Select each line where the word "that" appears.

══════════

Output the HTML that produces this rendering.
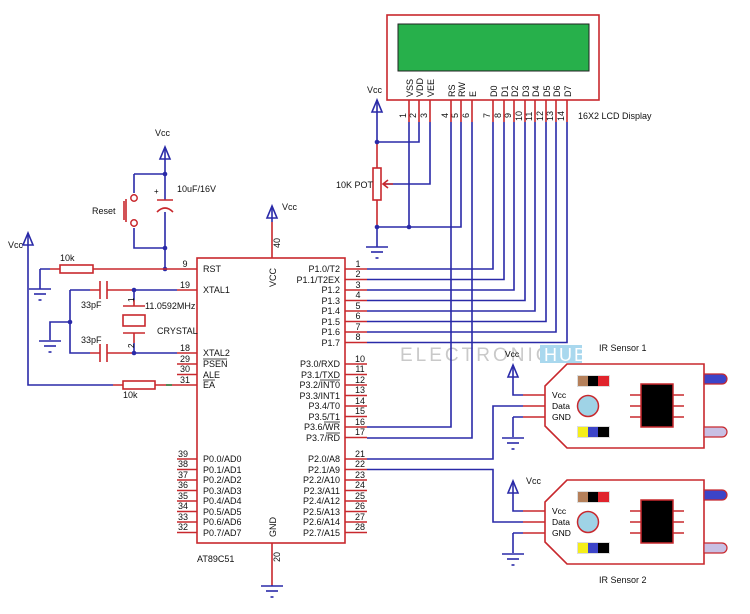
<!DOCTYPE html>
<html><head><meta charset="utf-8"><style>
html,body{margin:0;padding:0;background:#fff;}
svg{display:block;font-family:"Liberation Sans",sans-serif;}
.b{stroke:#2a2aa8;stroke-width:1.6;fill:none}
.r{stroke:#c8282d;stroke-width:1.6;fill:none}
.t{font-size:9.5px;fill:#111}
.s{font-size:9px;fill:#111}
</style></head><body>
<svg width="750" height="614" viewBox="0 0 750 614" xmlns="http://www.w3.org/2000/svg">
<defs>
<g id="vcc"><path class="b" d="M0 0 L-5 12 L5 12 Z M-5 12 L5 12"/><line class="b" x1="0" y1="0" x2="0" y2="12"/></g>
<g id="gnd"><line class="b" x1="-11" y1="0" x2="11" y2="0"/><line class="b" x1="-6" y1="5" x2="6" y2="5"/><line class="b" x1="-1.5" y1="11" x2="1.5" y2="11"/></g>
</defs>

<!-- watermark -->
<text x="400" y="361" font-size="19" fill="#c9c9c9" letter-spacing="3">ELECTRONICS</text>
<rect x="540" y="345" width="42" height="18" fill="#a9d8ee"/>
<text x="544" y="361" font-size="18" fill="#fff" letter-spacing="2">HUB</text>

<!-- LCD -->
<rect x="387" y="15" width="212" height="85" fill="#fff" stroke="#c8282d" stroke-width="1.6"/>
<rect x="398" y="24" width="191" height="47" fill="#27b04b" stroke="#222" stroke-width="1"/>
<g class="s">
<text transform="translate(413,97) rotate(-90)">VSS</text>
<text transform="translate(423,97) rotate(-90)">VDD</text>
<text transform="translate(434,97) rotate(-90)">VEE</text>
<text transform="translate(455,97) rotate(-90)">RS</text>
<text transform="translate(465,97) rotate(-90)">RW</text>
<text transform="translate(476,97) rotate(-90)">E</text>
<text transform="translate(497,97) rotate(-90)">D0</text>
<text transform="translate(508,97) rotate(-90)">D1</text>
<text transform="translate(518,97) rotate(-90)">D2</text>
<text transform="translate(529,97) rotate(-90)">D3</text>
<text transform="translate(539,97) rotate(-90)">D4</text>
<text transform="translate(550,97) rotate(-90)">D5</text>
<text transform="translate(560,97) rotate(-90)">D6</text>
<text transform="translate(571,97) rotate(-90)">D7</text>
<text transform="translate(406,118) rotate(-90)">1</text>
<text transform="translate(416,118) rotate(-90)">2</text>
<text transform="translate(427,118) rotate(-90)">3</text>
<text transform="translate(448,118) rotate(-90)">4</text>
<text transform="translate(458,118) rotate(-90)">5</text>
<text transform="translate(469,118) rotate(-90)">6</text>
<text transform="translate(490,118) rotate(-90)">7</text>
<text transform="translate(501,118) rotate(-90)">8</text>
<text transform="translate(511,118) rotate(-90)">9</text>
<text transform="translate(522,121) rotate(-90)">10</text>
<text transform="translate(532,121) rotate(-90)">11</text>
<text transform="translate(543,121) rotate(-90)">12</text>
<text transform="translate(553,121) rotate(-90)">13</text>
<text transform="translate(564,121) rotate(-90)">14</text>
</g>
<text x="578" y="119" class="s">16X2 LCD Display</text>
<path class="r" d="M409 100V122M419 100V122M430 100V122M451 100V122M461 100V122M472 100V122M493 100V122M504 100V122M514 100V122M525 100V122M535 100V122M546 100V122M556 100V122M567 100V122"/>
<path class="b" d="M409 122V227M419 122V142H377M430 122V184H385M461 122V227H377M451 122V427H367M472 122V438H367
M493 122V269H367M504 122V279.5H367M514 122V290H367M525 122V300.5H367M535 122V311H367M546 122V321.5H367M556 122V332H367M567 122V342.5H367"/>
<!-- Pot -->
<text x="367" y="93" class="s">Vcc</text>
<use href="#vcc" x="377" y="100"/>
<path class="b" d="M377 112V142"/>
<path class="r" d="M377 142V168M377 200V227"/>
<rect x="373" y="168" width="8" height="32" fill="#fff" stroke="#c8282d" stroke-width="1.6"/>
<path class="r" d="M393 184H383M388 180L383 184L388 188"/>
<path class="b" d="M377 227V247"/>
<use href="#gnd" x="377" y="247"/>
<circle cx="377" cy="142" r="2.3" fill="#2a2aa8"/><circle cx="377" cy="227" r="2.3" fill="#2a2aa8"/><circle cx="409" cy="227" r="2.3" fill="#2a2aa8"/>
<text x="336" y="188" class="s">10K POT</text>

<!-- IC -->
<rect x="197" y="258" width="148" height="285" fill="#fff" stroke="#c8282d" stroke-width="1.6"/>
<path class="r" d="M272 258V222M272 543V585"/>
<path class="b" d="M272 222V218"/>
<use href="#vcc" x="272" y="206"/>
<text x="282" y="210" class="s">Vcc</text>
<text transform="translate(280,248) rotate(-90)" class="s">40</text>
<text transform="translate(280,562) rotate(-90)" class="s">20</text>
<text transform="translate(276,287) rotate(-90)" class="s">VCC</text>
<text transform="translate(276,537) rotate(-90)" class="s">GND</text>
<path class="b" d="M272 585V586"/>
<use href="#gnd" x="272" y="586"/>
<text x="197" y="562" class="s">AT89C51</text>

<path class="r" d="M345 269H367M345 279.5H367M345 290H367M345 300.5H367M345 311H367M345 321.5H367M345 332H367M345 342.5H367
M345 364H367M345 374.5H367M345 385H367M345 395.5H367M345 406H367M345 416.5H367M345 427H367M345 437.5H367
M345 459H367M345 469.5H367M345 480H367M345 490.5H367M345 501H367M345 511.5H367M345 522H367M345 532.5H367"/>
<g class="s" text-anchor="middle">
<text x="358" y="267">1</text><text x="358" y="277">2</text><text x="358" y="288">3</text><text x="358" y="298">4</text><text x="358" y="309">5</text><text x="358" y="319">6</text><text x="358" y="330">7</text><text x="358" y="340">8</text>
<text x="360" y="362">10</text><text x="360" y="372">11</text><text x="360" y="383">12</text><text x="360" y="393">13</text><text x="360" y="404">14</text><text x="360" y="414">15</text><text x="360" y="425">16</text><text x="360" y="435">17</text>
<text x="360" y="457">21</text><text x="360" y="467">22</text><text x="360" y="478">23</text><text x="360" y="488">24</text><text x="360" y="499">25</text><text x="360" y="509">26</text><text x="360" y="520">27</text><text x="360" y="530">28</text>
</g>
<g class="s" text-anchor="end">
<text x="340" y="272">P1.0/T2</text><text x="340" y="283">P1.1/T2EX</text><text x="340" y="293">P1.2</text><text x="340" y="304">P1.3</text><text x="340" y="314">P1.4</text><text x="340" y="325">P1.5</text><text x="340" y="335">P1.6</text><text x="340" y="346">P1.7</text>
<text x="340" y="367">P3.0/RXD</text><text x="340" y="378">P3.1/TXD</text><text x="340" y="388">P3.2/INT0</text><text x="340" y="399">P3.3/INT1</text><text x="340" y="409">P3.4/T0</text><text x="340" y="420">P3.5/T1</text><text x="340" y="430">P3.6/WR</text><text x="340" y="441">P3.7/RD</text>
<text x="340" y="462">P2.0/A8</text><text x="340" y="473">P2.1/A9</text><text x="340" y="483">P2.2/A10</text><text x="340" y="494">P2.3/A11</text><text x="340" y="504">P2.4/A12</text><text x="340" y="515">P2.5/A13</text><text x="340" y="525">P2.6/A14</text><text x="340" y="536">P2.7/A15</text>
</g>
<path stroke="#111" stroke-width="0.8" d="M320 380H340M324 422H340M326 433H340"/>
<path class="r" d="M177 269H197M177 290H197M177 353H197M177 364H197M177 374.5H197M177 385H197
M177 459H197M177 469.5H197M177 480H197M177 490.5H197M177 501H197M177 511.5H197M177 522H197M177 532.5H197"/>
<g class="s" text-anchor="middle">
<text x="185" y="267">9</text><text x="185" y="288">19</text><text x="185" y="351">18</text><text x="185" y="362">29</text><text x="185" y="372">30</text><text x="185" y="383">31</text>
<text x="183" y="457">39</text><text x="183" y="467">38</text><text x="183" y="478">37</text><text x="183" y="488">36</text><text x="183" y="499">35</text><text x="183" y="509">34</text><text x="183" y="520">33</text><text x="183" y="530">32</text>
</g>
<g class="s">
<text x="203" y="272">RST</text><text x="203" y="293">XTAL1</text><text x="203" y="356">XTAL2</text><text x="203" y="367">PSEN</text><text x="203" y="378">ALE</text><text x="203" y="388">EA</text>
<text x="203" y="462">P0.0/AD0</text><text x="203" y="473">P0.1/AD1</text><text x="203" y="483">P0.2/AD2</text><text x="203" y="494">P0.3/AD3</text><text x="203" y="504">P0.4/AD4</text><text x="203" y="515">P0.5/AD5</text><text x="203" y="525">P0.6/AD6</text><text x="203" y="536">P0.7/AD7</text>
</g>
<path stroke="#111" stroke-width="0.8" d="M203 359H227M203 380H215"/>

<!-- reset section -->
<use href="#vcc" x="165" y="147"/>
<text x="155" y="136" class="s">Vcc</text>
<path class="b" d="M165 159V200M165 212V269M134 174H165V174M134 174V193M134 228V248H165M40 269H50M40 269V289M134 290V300M134 343V353"/>
<circle cx="134" cy="198" r="3.2" fill="#fff" stroke="#c8282d" stroke-width="1.5"/>
<circle cx="134" cy="223" r="3.2" fill="#fff" stroke="#c8282d" stroke-width="1.5"/>
<path class="r" d="M126 199V222M124 201V220M134 194V195M134 226V227M157 200H173M157 212Q165 204 173 212"/>
<text x="154" y="194" font-size="8">+</text>
<text x="177" y="192" class="s">10uF/16V</text>
<text x="92" y="214" class="s">Reset</text>
<circle cx="165" cy="174" r="2.3" fill="#2a2aa8"/><circle cx="165" cy="248" r="2.3" fill="#2a2aa8"/><circle cx="165" cy="269" r="2.3" fill="#2a2aa8"/>
<path class="r" d="M50 269H60M93 269H177"/>
<rect x="60" y="265" width="33" height="8" fill="#fff" stroke="#c8282d" stroke-width="1.6"/>
<text x="60" y="261" class="s">10k</text>
<use href="#gnd" x="40" y="289"/>
<path class="b" d="M70 290H90M70 290V353H90M70 322H50V340M134 290H177M134 353H177"/>
<path class="r" d="M90 290H100M107 290H134M100 281V299M107 281V299M90 353H100M107 353H134M100 344V362M107 344V362M134 300V306M134 333V343M123 306H145M123 333H145"/>
<rect x="123" y="315" width="22" height="11" fill="#fff" stroke="#c8282d" stroke-width="1.6"/>
<use href="#gnd" x="50" y="341"/>
<circle cx="70" cy="322" r="2.3" fill="#2a2aa8"/><circle cx="134" cy="290" r="2.3" fill="#2a2aa8"/><circle cx="134" cy="353" r="2.3" fill="#2a2aa8"/>
<text x="81" y="308" class="s">33pF</text><text x="81" y="343" class="s">33pF</text>
<text x="145" y="309" class="s">11.0592MHz</text><text x="157" y="334" class="s">CRYSTAL</text>
<text transform="translate(134,302) rotate(-90)" font-size="8">1</text>
<text transform="translate(134,348) rotate(-90)" font-size="8">2</text>
<use href="#vcc" x="28" y="233"/>
<text x="8" y="248" class="s">Vcc</text>
<path class="b" d="M28 245V385H113"/>
<path class="r" d="M113 385H123M155 385H166M172 385H177"/>
<path stroke="#2a6a2a" stroke-width="1.6" d="M166 385H172"/>
<rect x="123" y="381" width="32" height="8" fill="#fff" stroke="#c8282d" stroke-width="1.6"/>
<text x="123" y="398" class="s">10k</text>

<path class="b" d="M367 459H493V406H523M367 469.5H493V522H523"/>

<g id="sen">
<use href="#vcc" x="513" y="365"/>
<path class="b" d="M513 377V395H523M513 417H523V417M513 417V437"/>
<use href="#gnd" x="513" y="438"/>
<path class="r" d="M523 395H545M523 406H545M523 417H545"/>
<path d="M567 364H704V448H567L545 426V386Z" fill="#fff" stroke="#c8282d" stroke-width="1.6"/>
<text x="552" y="398" font-size="8.5">Vcc</text><text x="552" y="409" font-size="8.5">Data</text><text x="552" y="420" font-size="8.5">GND</text>
<rect x="577" y="375" width="33" height="12" fill="#ddd"/>
<rect x="578" y="376" width="10" height="10" fill="#b5805a"/><rect x="588" y="376" width="10" height="10" fill="#000"/><rect x="598" y="376" width="11" height="10" fill="#e0242c"/>
<rect x="577" y="426" width="33" height="12" fill="#ddd"/>
<rect x="578" y="427" width="10" height="10" fill="#f4ee1a"/><rect x="588" y="427" width="10" height="10" fill="#3c44c8"/><rect x="598" y="427" width="11" height="10" fill="#000"/>
<circle cx="588" cy="406" r="10.5" fill="#9fd3e6" stroke="#c8282d" stroke-width="1.5"/>
<path class="r" d="M630 395H684M630 406H684M630 417H684"/>
<rect x="641" y="384" width="32" height="43" fill="#000" stroke="#c8282d" stroke-width="1.5"/>
<path d="M704 374H722A5 5 0 0 1 722 384H704Z" fill="#3c44c8" stroke="#c8282d" stroke-width="1.2"/>
<path d="M704 427H722A5 5 0 0 1 722 437H704Z" fill="#c8c0e4" stroke="#c8282d" stroke-width="1.2"/>
</g>
<text x="505" y="357" font-size="8.5">Vcc</text>
<text x="599" y="351" class="s">IR Sensor 1</text>
<use href="#sen" x="0" y="116"/>
<text x="526" y="484" class="s">Vcc</text>
<text x="599" y="583" class="s">IR Sensor 2</text>
</svg>
</body></html>
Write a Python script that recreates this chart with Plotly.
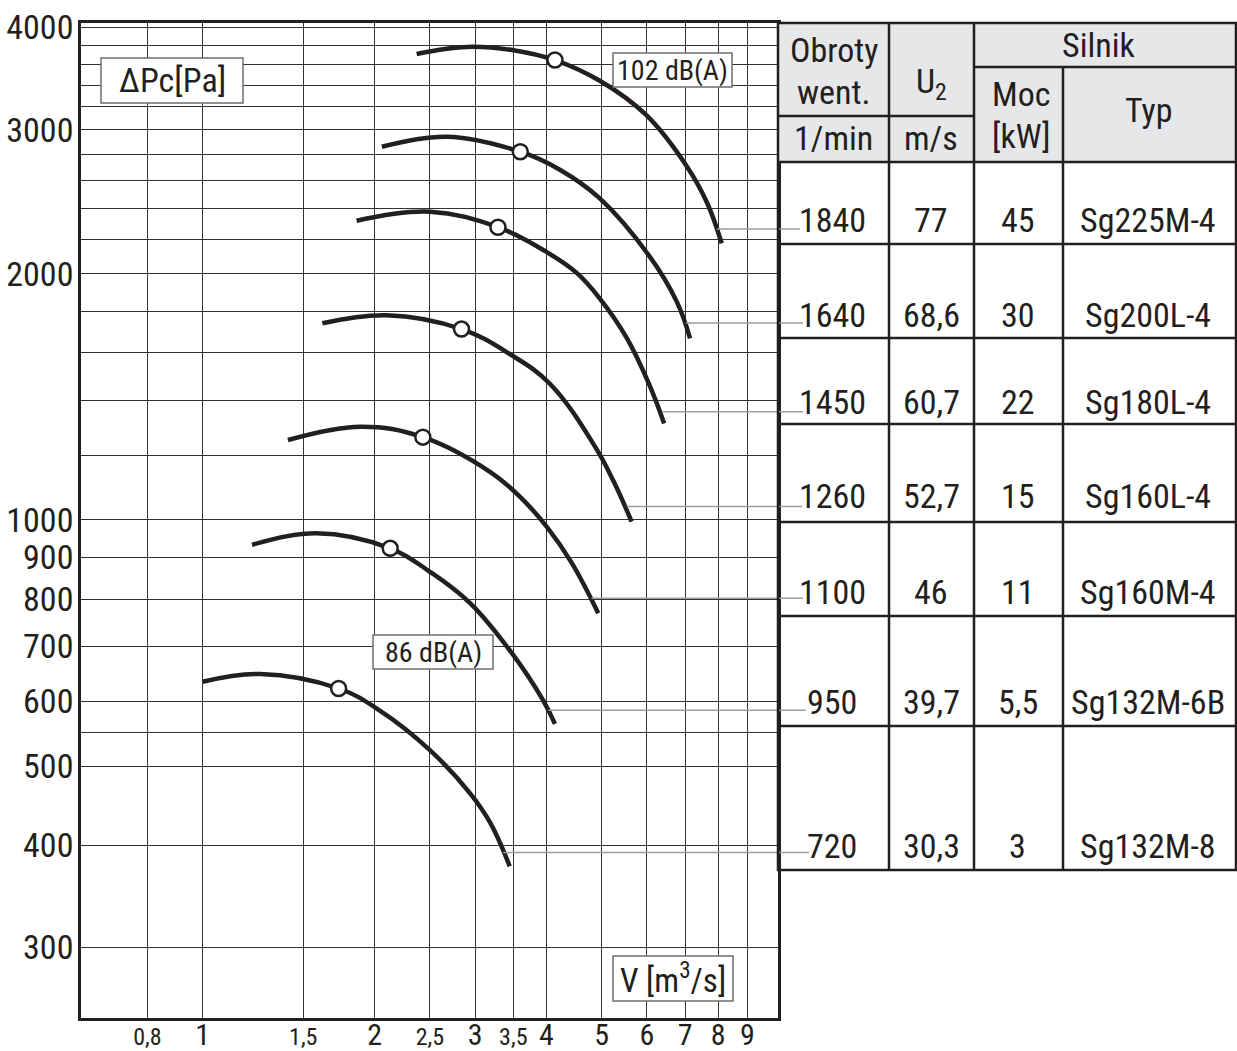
import numpy as np
import plotly.graph_objects as go

# ---------------------------------------------------------------------------
# Fan characteristic: total pressure ΔPc [Pa] against air volume V [m3/s]
# for seven impeller speeds, plus the motor table on the right.
# ---------------------------------------------------------------------------
speeds = [1840, 1640, 1450, 1260, 1100, 950, 720]
u2 = ["77", "68,6", "60,7", "52,7", "46", "39,7", "30,3"]
motor_power = ["45", "30", "22", "15", "11", "5,5", "3"]
motor_type = ["Sg225M-4", "Sg200L-4", "Sg180L-4", "Sg160L-4",
              "Sg160M-4", "Sg132M-6B", "Sg132M-8"]

# curve points (V, ΔPc) for every speed
v_1840 = [2.37, 2.66, 2.97, 3.48, 4.14, 4.97, 5.98, 7.04, 7.65, 8.11]
p_1840 = [3712, 3764, 3789, 3754, 3649, 3440, 3126, 2708, 2440, 2178]
v_1640 = [2.06, 2.68, 3.60, 4.23, 4.95, 6.04, 6.77, 7.14]
p_1640 = [2859, 2941, 2819, 2678, 2475, 2108, 1847, 1667]
v_1450 = [1.86, 2.50, 3.29, 4.00, 4.52, 4.97, 5.53, 6.05, 6.43]
p_1450 = [2321, 2381, 2279, 2126, 2004, 1862, 1669, 1466, 1312]
v_1260 = [1.62, 2.10, 2.84, 3.45, 4.06, 4.87, 5.25, 5.64]
p_1260 = [1739, 1779, 1711, 1595, 1466, 1228, 1113, 995]
v_1100 = [1.41, 1.89, 2.43, 3.19, 3.60, 4.01, 4.43, 4.93]
p_1100 = [1252, 1300, 1262, 1144, 1066, 980, 886, 769]
v_950 = [1.22, 1.58, 2.13, 2.50, 2.94, 3.48, 3.95, 4.14]
p_950 = [932, 963, 923, 864, 791, 687, 601, 563]
v_720 = [1.00, 1.26, 1.73, 2.04, 2.50, 2.94, 3.19, 3.45]
p_720 = [634, 648, 622, 585, 523, 463, 426, 377]

curve_v = [v_1840, v_1640, v_1450, v_1260, v_1100, v_950, v_720]
curve_p = [p_1840, p_1640, p_1450, p_1260, p_1100, p_950, p_720]

# operating points marked with open circles
duty_v = [4.14, 3.60, 3.29, 2.84, 2.43, 2.13, 1.73]
duty_p = [3649, 2819, 2279, 1711, 1262, 923, 622]

# where the leader from each curve towards its table row starts
leader_v = [7.95, 7.02, 6.37, 5.53, 4.80, 4.03, 3.36]
leader_p = [2268, 1741, 1356, 1038, 802, 585, 392]

x_ticks = [0.8, 1, 1.5, 2, 2.5, 3, 3.5, 4, 5, 6, 7, 8, 9]
x_tick_text = ["0,8", "1", "1,5", "2", "2,5", "3", "3,5", "4", "5", "6", "7", "8", "9"]
y_ticks = [300, 400, 500, 600, 700, 800, 900, 1000, 2000, 3000, 4000]
y_minor_grid = [550, 1200, 1400, 1600, 1800, 2200, 2400, 2600, 2800,
                3200, 3400, 3600, 3800]

# ---------------------------------------------------------------------------
# layout geometry (pixels on a 1237 x 1051 page)
# ---------------------------------------------------------------------------
W, H = 1237, 1051
PL, PR, PT, PB = 81, 778, 23, 1018
X_RANGE = [np.log10(0.612), np.log10(10.18)]
Y_RANGE = [np.log10(246), np.log10(4050)]

FONT = "Liberation Sans Narrow, Arial Narrow, Roboto Condensed, DejaVu Sans Condensed, sans-serif"
INK = "#231f20"
GRID = "#333333"


def px(x):
    return (x - PL) / (PR - PL)


def py(y):
    return (PB - y) / (PB - PT)


def vx(v):
    return (np.log10(v) - X_RANGE[0]) / (X_RANGE[1] - X_RANGE[0])


def vy(v):
    return (np.log10(v) - Y_RANGE[0]) / (Y_RANGE[1] - Y_RANGE[0])


fig = go.Figure()

for v, p, n in zip(curve_v, curve_p, speeds):
    fig.add_trace(go.Scatter(
        x=v, y=p, mode="lines", name=str(n),
        line=dict(color=INK, width=4.5, shape="spline", smoothing=1.1),
        hoverinfo="skip",
    ))

fig.add_trace(go.Scatter(
    x=duty_v, y=duty_p, mode="markers",
    marker=dict(symbol="circle", size=15, color="white",
                line=dict(color=INK, width=2.5)),
    hoverinfo="skip", cliponaxis=False,
))

shapes = []
annotations = []


def rect(x0, y0, x1, y1, fill=None, color=INK, width=2.5):
    shapes.append(dict(
        type="rect", xref="paper", yref="paper",
        x0=px(x0), x1=px(x1), y0=py(y1), y1=py(y0),
        fillcolor=fill if fill else "rgba(0,0,0,0)",
        line=dict(color=color, width=width), layer="above",
    ))


def hline(x0, x1, y, color=INK, width=2.5):
    shapes.append(dict(
        type="line", xref="paper", yref="paper",
        x0=px(x0), x1=px(x1), y0=py(y), y1=py(y),
        line=dict(color=color, width=width), layer="above",
    ))


def vline(x, y0, y1, color=INK, width=2.5):
    shapes.append(dict(
        type="line", xref="paper", yref="paper",
        x0=px(x), x1=px(x), y0=py(y0), y1=py(y1),
        line=dict(color=color, width=width), layer="above",
    ))


def label(x, y, text, size=34):
    annotations.append(dict(
        xref="paper", yref="paper", x=px(x), y=py(y), text=text,
        showarrow=False, xanchor="center", yanchor="middle",
        font=dict(family=FONT, size=size, color=INK),
    ))


# boxed labels inside the chart
rect(101, 58, 243, 103, fill="white", color="#6d6e70", width=1.5)
label(172, 80, "ΔPc[Pa]", 34)
rect(613, 53, 732, 87, fill="white", color="#6d6e70", width=1.5)
label(672, 70, "102 dB(A)", 28)
rect(373, 635, 493, 669, fill="white", color="#6d6e70", width=1.5)
label(433, 652, "86 dB(A)", 28)
rect(613, 956, 733, 1001, fill="white", color="#6d6e70", width=1.5)
label(673, 978, "V [m<sup>3</sup>/s]", 33)

# leaders from curve ends to the table rows
leader_end_px = [800, 803, 803, 802, 803, 806, 809]
for v, p, xe in zip(leader_v, leader_p, leader_end_px):
    shapes.append(dict(
        type="line", xref="paper", yref="paper",
        x0=vx(v), x1=px(xe), y0=vy(p), y1=vy(p),
        line=dict(color="#9d9d9d", width=1.5), layer="above",
    ))

# motor table
TX = [778, 889, 974, 1063, 1236]
T_TOP, T_SIL, T_MID, T_HEAD = 23, 67, 116, 162
ROWS = [244, 338, 424, 522, 616, 726, 870]
rect(TX[0], T_TOP, TX[4], T_HEAD, fill="#e6e7e9", color="rgba(0,0,0,0)", width=0)
rect(TX[0], T_TOP, TX[4], ROWS[-1])
hline(TX[2], TX[4], T_SIL)
hline(TX[0], TX[2], T_MID)
hline(TX[0], TX[4], T_HEAD)
for r in ROWS[:-1]:
    hline(TX[0], TX[4], r)
vline(TX[1], T_TOP, ROWS[-1])
vline(TX[2], T_TOP, ROWS[-1])
vline(TX[3], T_SIL, ROWS[-1])

label(834, 50, "Obroty")
label(834, 92, "went.")
label(833, 138, "1/min")
label(931, 84, "U<sub>2</sub>")
label(931, 138, "m/s")
label(1099, 45, "Silnik")
label(1021, 94, "Moc")
label(1021, 136, "[kW]")
label(1148, 110, "Typ")

row_text_y = [220, 315, 402, 496, 592, 702, 846]
col_x = [832, 931, 1018, 1148]
for i, yy in enumerate(row_text_y):
    label(col_x[0], yy, str(speeds[i]))
    label(col_x[1], yy, u2[i])
    label(col_x[2], yy, motor_power[i])
    label(col_x[3], yy, motor_type[i])

x_tick_labels = [t if "," not in t else f'<span style="font-size:24px">{t}</span>'
                 for t in x_tick_text]

fig.update_layout(
    width=W, height=H,
    margin=dict(l=PL, r=W - PR, t=PT, b=H - PB, pad=0),
    paper_bgcolor="white", plot_bgcolor="white",
    showlegend=False,
    shapes=shapes, annotations=annotations,
    font=dict(family=FONT, color=INK),
    xaxis=dict(
        type="log", range=X_RANGE, tickmode="array",
        tickvals=x_ticks, ticktext=x_tick_labels,
        tickfont=dict(family=FONT, size=30, color=INK),
        showgrid=True, gridcolor=GRID, gridwidth=1.4,
        showline=True, linecolor=INK, linewidth=2.5, mirror=True,
        ticks="", zeroline=False, automargin=False, ticklabelstandoff=-12,
    ),
    yaxis=dict(
        type="log", range=Y_RANGE, tickmode="array",
        tickvals=y_ticks, ticktext=[str(v) for v in y_ticks],
        tickfont=dict(family=FONT, size=34, color=INK),
        showgrid=True, gridcolor=GRID, gridwidth=1.4,
        minor=dict(tickmode="array", tickvals=y_minor_grid, ticks="",
                   showgrid=True, gridcolor=GRID, gridwidth=1.4),
        showline=True, linecolor=INK, linewidth=2.5, mirror=True,
        ticks="", zeroline=False, automargin=False, ticklabelstandoff=-2,
    ),
)

fig.write_html("out.html")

══════════

* [Result of the task]
Output the HTML that produces this rendering.
Write a Python script that recreates this chart with Plotly.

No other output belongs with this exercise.